[start]

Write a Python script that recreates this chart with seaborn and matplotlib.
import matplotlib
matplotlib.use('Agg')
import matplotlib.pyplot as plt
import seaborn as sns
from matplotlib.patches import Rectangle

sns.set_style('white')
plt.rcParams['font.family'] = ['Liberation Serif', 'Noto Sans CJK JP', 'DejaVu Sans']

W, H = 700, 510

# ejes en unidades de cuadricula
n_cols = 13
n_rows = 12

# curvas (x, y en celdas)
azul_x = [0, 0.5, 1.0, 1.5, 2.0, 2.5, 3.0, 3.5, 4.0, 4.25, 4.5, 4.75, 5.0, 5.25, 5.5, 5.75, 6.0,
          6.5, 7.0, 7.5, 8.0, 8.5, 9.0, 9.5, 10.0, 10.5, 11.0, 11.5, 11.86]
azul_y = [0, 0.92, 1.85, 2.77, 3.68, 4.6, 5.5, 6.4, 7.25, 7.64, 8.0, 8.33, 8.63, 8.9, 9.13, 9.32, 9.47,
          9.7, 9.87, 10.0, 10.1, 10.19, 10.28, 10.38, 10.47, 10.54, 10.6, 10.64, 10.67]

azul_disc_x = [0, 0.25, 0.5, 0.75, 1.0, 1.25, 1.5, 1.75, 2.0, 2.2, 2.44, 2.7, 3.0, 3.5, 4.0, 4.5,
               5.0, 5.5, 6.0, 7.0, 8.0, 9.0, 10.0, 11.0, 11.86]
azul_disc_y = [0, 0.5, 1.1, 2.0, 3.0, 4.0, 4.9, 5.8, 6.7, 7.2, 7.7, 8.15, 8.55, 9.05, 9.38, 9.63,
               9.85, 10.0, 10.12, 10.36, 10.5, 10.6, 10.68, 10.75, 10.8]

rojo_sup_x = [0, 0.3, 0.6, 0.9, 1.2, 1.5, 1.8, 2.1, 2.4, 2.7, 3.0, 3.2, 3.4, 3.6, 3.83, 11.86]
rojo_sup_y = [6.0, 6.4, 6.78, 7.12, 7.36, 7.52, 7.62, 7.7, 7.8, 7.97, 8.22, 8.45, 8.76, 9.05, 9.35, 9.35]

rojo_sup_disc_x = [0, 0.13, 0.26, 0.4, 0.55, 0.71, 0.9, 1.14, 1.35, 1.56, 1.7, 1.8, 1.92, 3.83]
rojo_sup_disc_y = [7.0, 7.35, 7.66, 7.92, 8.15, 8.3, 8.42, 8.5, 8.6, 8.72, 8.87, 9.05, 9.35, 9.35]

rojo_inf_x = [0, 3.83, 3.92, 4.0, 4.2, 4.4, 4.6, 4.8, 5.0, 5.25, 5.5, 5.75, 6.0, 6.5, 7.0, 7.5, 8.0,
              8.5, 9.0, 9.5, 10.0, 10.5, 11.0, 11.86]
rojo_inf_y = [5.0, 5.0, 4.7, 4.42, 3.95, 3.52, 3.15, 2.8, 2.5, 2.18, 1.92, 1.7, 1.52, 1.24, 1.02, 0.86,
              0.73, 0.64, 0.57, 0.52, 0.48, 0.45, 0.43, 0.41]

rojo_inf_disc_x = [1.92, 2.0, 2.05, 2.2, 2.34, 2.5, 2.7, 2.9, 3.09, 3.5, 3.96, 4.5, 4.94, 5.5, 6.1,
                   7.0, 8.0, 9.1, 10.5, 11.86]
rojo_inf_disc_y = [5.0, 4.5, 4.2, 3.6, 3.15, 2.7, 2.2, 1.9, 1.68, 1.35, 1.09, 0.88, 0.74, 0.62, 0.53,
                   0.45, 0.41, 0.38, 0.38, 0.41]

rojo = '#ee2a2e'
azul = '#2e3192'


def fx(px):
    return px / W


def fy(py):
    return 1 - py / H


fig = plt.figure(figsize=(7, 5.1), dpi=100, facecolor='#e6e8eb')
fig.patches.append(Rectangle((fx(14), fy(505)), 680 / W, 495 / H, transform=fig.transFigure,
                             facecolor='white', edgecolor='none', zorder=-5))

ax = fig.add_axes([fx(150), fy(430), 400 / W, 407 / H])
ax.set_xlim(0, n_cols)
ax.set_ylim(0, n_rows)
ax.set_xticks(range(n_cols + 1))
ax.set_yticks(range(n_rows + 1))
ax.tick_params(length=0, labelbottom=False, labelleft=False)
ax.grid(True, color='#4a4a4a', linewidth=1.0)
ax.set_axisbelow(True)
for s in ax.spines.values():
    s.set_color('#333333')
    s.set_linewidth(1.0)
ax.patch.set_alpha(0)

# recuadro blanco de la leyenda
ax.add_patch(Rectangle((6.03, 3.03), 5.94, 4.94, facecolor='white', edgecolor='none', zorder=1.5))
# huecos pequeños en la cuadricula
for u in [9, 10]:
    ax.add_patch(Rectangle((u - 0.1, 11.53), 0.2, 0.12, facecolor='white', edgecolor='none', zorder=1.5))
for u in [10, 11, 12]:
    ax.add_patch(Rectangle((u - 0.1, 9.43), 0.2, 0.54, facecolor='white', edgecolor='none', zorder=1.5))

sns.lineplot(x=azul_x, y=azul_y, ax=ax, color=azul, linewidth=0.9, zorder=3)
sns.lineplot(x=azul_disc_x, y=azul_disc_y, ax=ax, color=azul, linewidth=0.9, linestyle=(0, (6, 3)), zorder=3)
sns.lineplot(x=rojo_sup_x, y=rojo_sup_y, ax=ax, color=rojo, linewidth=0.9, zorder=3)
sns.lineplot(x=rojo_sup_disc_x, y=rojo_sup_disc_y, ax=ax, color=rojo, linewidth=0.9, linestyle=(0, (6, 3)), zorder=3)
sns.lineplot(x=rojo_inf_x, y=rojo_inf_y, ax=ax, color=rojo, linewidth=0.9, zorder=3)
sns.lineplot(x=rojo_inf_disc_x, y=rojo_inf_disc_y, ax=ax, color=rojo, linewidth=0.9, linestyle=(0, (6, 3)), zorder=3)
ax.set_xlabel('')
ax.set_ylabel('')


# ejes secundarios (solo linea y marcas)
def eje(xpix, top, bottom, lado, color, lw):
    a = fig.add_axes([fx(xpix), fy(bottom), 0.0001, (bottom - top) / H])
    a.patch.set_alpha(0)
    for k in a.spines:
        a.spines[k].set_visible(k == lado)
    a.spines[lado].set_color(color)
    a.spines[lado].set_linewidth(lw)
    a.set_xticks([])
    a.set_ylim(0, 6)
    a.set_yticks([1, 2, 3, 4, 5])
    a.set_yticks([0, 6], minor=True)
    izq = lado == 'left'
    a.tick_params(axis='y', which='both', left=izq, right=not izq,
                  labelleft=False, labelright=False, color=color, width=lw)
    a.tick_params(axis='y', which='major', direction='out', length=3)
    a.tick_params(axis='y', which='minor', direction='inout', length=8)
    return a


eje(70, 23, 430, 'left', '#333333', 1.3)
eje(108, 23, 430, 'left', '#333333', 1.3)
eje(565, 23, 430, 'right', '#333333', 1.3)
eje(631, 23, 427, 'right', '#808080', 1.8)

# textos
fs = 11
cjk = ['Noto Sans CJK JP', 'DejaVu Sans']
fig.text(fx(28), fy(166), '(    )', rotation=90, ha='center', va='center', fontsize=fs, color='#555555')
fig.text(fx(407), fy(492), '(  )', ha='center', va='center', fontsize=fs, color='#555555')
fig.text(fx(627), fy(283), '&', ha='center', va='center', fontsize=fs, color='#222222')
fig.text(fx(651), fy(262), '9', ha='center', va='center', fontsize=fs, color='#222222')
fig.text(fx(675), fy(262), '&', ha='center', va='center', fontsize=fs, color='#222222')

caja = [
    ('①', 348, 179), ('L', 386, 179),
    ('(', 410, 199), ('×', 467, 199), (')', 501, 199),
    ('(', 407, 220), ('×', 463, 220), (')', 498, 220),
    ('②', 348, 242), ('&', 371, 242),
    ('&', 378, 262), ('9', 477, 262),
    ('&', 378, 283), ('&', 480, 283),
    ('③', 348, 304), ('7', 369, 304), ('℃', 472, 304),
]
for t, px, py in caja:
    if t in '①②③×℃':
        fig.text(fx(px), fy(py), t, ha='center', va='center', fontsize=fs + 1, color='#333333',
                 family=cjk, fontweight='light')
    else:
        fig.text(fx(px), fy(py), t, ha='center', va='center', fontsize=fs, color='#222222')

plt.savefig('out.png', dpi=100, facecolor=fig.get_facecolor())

[end]
[start]

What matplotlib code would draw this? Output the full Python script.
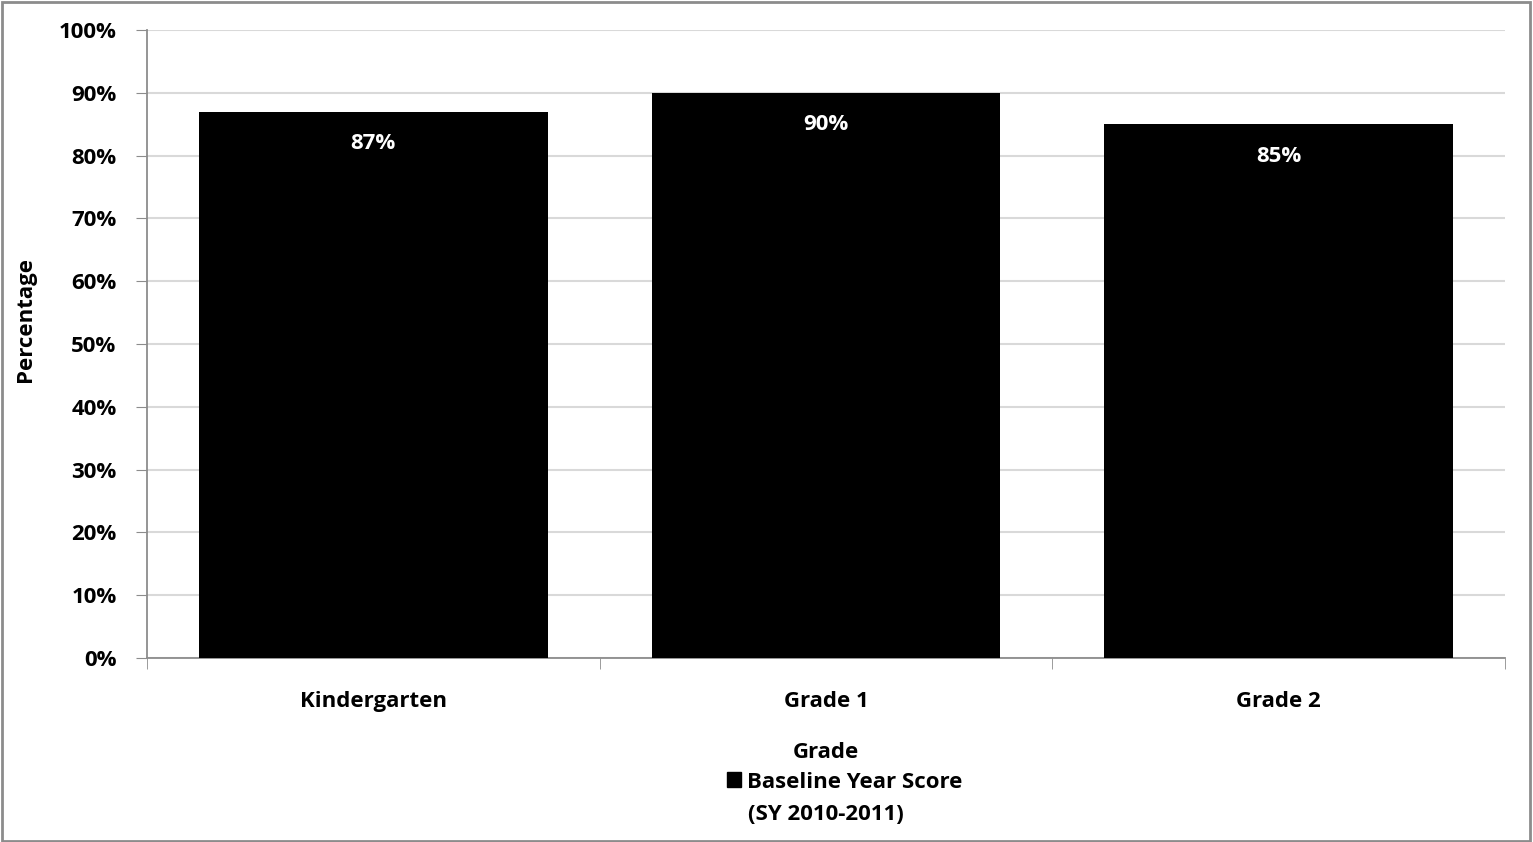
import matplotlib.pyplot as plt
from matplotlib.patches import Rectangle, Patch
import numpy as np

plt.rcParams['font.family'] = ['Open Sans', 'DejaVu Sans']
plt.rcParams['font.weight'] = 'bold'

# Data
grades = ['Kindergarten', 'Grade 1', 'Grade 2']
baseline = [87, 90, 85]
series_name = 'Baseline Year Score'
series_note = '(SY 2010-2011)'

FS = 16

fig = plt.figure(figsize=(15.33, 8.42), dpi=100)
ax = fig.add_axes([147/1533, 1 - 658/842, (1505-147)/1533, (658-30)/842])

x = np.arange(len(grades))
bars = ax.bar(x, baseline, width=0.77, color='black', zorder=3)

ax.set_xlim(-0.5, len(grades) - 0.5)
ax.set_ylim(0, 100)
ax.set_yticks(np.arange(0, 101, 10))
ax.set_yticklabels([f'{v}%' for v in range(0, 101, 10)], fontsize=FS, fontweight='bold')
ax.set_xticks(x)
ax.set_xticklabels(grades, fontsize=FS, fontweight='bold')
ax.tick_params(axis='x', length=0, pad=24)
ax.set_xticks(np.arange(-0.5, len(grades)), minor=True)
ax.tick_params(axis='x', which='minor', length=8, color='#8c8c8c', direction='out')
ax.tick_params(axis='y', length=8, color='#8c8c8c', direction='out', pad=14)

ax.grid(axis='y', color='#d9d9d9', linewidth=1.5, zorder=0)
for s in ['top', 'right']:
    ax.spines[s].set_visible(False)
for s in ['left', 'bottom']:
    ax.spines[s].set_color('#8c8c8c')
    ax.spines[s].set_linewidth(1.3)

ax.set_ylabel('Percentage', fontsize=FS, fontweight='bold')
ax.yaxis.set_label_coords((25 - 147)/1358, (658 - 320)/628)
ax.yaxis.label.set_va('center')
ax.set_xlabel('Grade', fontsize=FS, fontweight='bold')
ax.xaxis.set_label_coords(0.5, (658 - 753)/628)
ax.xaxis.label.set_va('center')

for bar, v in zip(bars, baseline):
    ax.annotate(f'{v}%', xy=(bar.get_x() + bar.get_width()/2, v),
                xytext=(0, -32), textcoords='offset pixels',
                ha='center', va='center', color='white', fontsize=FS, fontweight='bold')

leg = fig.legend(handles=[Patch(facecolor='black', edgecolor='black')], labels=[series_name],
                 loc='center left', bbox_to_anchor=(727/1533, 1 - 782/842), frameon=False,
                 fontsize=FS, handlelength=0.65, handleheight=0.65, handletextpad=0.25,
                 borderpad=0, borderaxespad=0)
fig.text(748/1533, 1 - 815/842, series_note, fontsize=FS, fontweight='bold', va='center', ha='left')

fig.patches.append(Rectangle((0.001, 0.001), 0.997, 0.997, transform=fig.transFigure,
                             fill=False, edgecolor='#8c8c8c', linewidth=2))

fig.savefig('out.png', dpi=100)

[end]

*Direction:*
Identify each line holding the string "matplotlib", and copy it out.

*Result:*
Write a Python script that recreates this chart with seaborn and matplotlib.
import matplotlib
matplotlib.use('Agg')
import matplotlib.pyplot as plt
from matplotlib.patches import Rectangle
What matplotlib code would draw this? Output the full Python script.
import matplotlib.pyplot as plt
from matplotlib.patches import Rectangle, Patch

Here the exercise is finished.